Elio Graziano, 29, works for an advertisement company in Shanghai. Within just half a year after he came to China from Italy, he was promoted to the head of the foreign staff department and his salary raised twice in two years that followed.

He attributes this to his voluntarily contacting potential customers in his European community on behalf of his company, which helped close two big deals.

Graziano said the secret to attaining and keeping a good job is to get along well with your Chinese colleagues and learn the guanxi structure between your workmates.

"For example when you have a great success, you cannot always refer to it, and you had better attribute part of the achievement to your boss and your close workmates," he said.

"In China, interpersonal relationships play an important role, however in the West, personal independence and rights are important," said Meng.

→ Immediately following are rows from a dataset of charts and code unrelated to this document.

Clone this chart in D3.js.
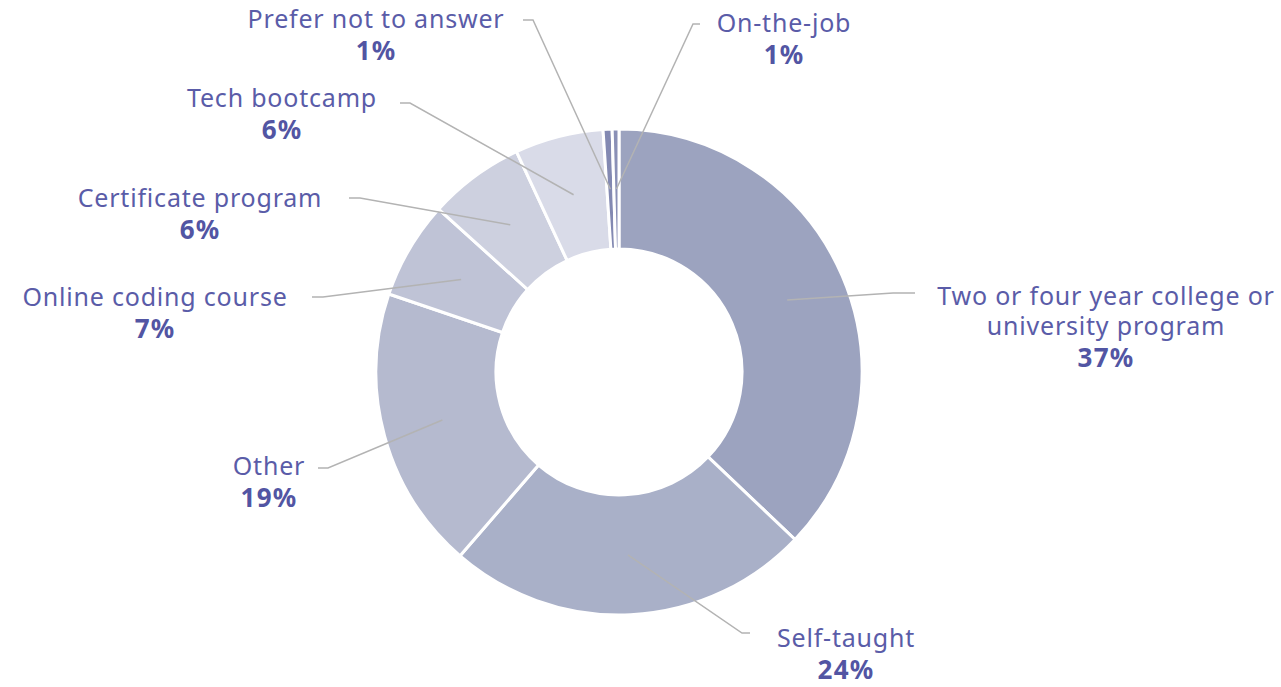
<!DOCTYPE html>
<html>
<head>
<meta charset="utf-8">
<script src="https://cdn.jsdelivr.net/npm/d3@7"></script>
<style>
  body { margin: 0; background: #fff; }
  text { font-family: "Noto Sans", sans-serif; }
</style>
</head>
<body>
<div id="chart"></div>
<script>
// chart data
const categories = [
  ["Two or four year college or", "university program"],
  ["Self-taught"],
  ["Other"],
  ["Online coding course"],
  ["Certificate program"],
  ["Tech bootcamp"],
  ["Prefer not to answer"],
  ["On-the-job"]
];
const values = [37.2, 24.3, 18.9, 6.5, 6.4, 5.9, 0.6, 0.45];
const percentLabels = ["37%", "24%", "19%", "7%", "6%", "6%", "1%", "1%"];
const colors = ["#9ca3bf", "#a9b0c8", "#b5bacf", "#bfc3d6", "#cdd0df", "#d9dbe8", "#8389b2", "#8a90b6"];

// layout: leader elbow, line end and label centre, relative to the donut centre
const labelLayout = [
  {elbow: [274, -79],  end: [296, -79],  label: [487, -67]},
  {elbow: [123, 261],  end: [131, 261],  label: [227, 275]},
  {elbow: [-291, 96],  end: [-301, 96],  label: [-350, 103]},
  {elbow: [-296, -75], end: [-307, -75], label: [-464, -66]},
  {elbow: [-259, -174], end: [-270, -174], label: [-419, -165]},
  {elbow: [-209, -269], end: [-219, -269], label: [-337, -265]},
  {elbow: [-86, -352], end: [-96, -352], label: [-243, -344]},
  {elbow: [74, -348],  end: [81, -348],  label: [165, -340]}
];

const width = 1281;
const height = 687;
const cx = 619, cy = 372;
const outerR = 243, innerR = 123;

const data = categories.map((c, i) => ({name: c, value: values[i], pct: percentLabels[i], color: colors[i], layout: labelLayout[i]}));

const svg = d3.select("#chart")
  .append("svg")
  .attr("width", width)
  .attr("height", height);

const g = svg.append("g")
  .attr("transform", `translate(${cx},${cy})`);

const pie = d3.pie()
  .value(d => d.value)
  .sort(null);

const arc = d3.arc()
  .innerRadius(innerR)
  .outerRadius(outerR);

const arcs = pie(data);

g.selectAll("path.slice")
  .data(arcs)
  .enter()
  .append("path")
  .attr("class", "slice")
  .attr("d", arc)
  .attr("fill", d => d.data.color)
  .attr("stroke", "#fff")
  .attr("stroke-width", 3);

// leader lines
g.selectAll("polyline.leader")
  .data(arcs)
  .enter()
  .append("polyline")
  .attr("class", "leader")
  .attr("points", d => [arc.centroid(d), d.data.layout.elbow, d.data.layout.end].map(p => p.join(",")).join(" "))
  .attr("fill", "none")
  .attr("stroke", "#b3b3b3")
  .attr("stroke-width", 1.5);

// labels
const labels = g.selectAll("text.label")
  .data(arcs)
  .enter()
  .append("text")
  .attr("class", "label")
  .attr("text-anchor", "middle")
  .attr("x", d => d.data.layout.label[0])
  .attr("y", d => d.data.layout.label[1]);

labels.each(function(d) {
  const t = d3.select(this);
  d.data.name.forEach((line, i) => {
    t.append("tspan")
      .attr("x", d.data.layout.label[0])
      .attr("dy", i === 0 ? 0 : 30)
      .attr("fill", "#5a5ca8")
      .attr("font-size", 25)
      .attr("letter-spacing", 0.8)
      .text(line);
  });
  t.append("tspan")
    .attr("x", d.data.layout.label[0])
    .attr("dy", 32)
    .attr("fill", "#5255a3")
    .attr("font-size", 26)
    .attr("font-weight", 700)
    .attr("letter-spacing", 1.2)
    .text(d.data.pct);
});
</script>
</body>
</html>
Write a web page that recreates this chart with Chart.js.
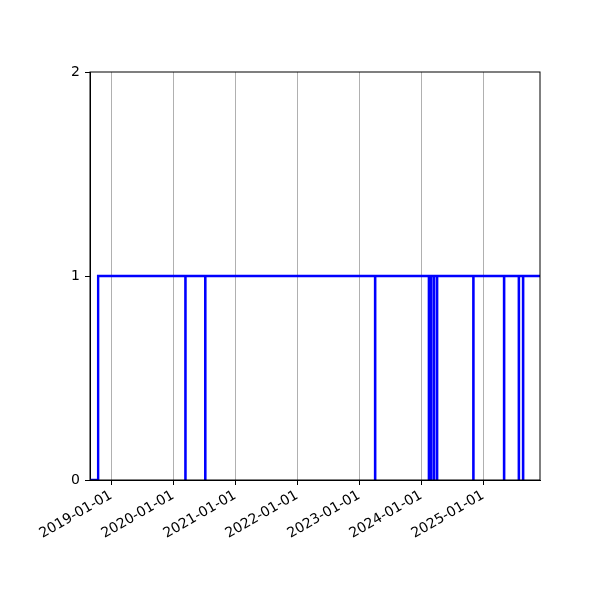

Li agrees with Meng's view. "Although professionalism is always our priority in recruitment, I will check to see how a person gets along with others during his probation period," said Li.

"If a lot of people dislike one person, even if his or her professional skills are good, I will not hire the person."

Despite the challenges, Trask believes there are still many opportunities for work in China. He plans to leave Beijing for smaller cities, where he can better mingle with local Chinese and see how they do foreign trade.

"My target is Yiwu [in Zhejiang Province], a place second to none in foreign trade in China," said Trask.

"I think the harsher restriction on foreign workers is a good thing. It makes us push ourselves harder to become better, which cannot be realized in one's comfort zone."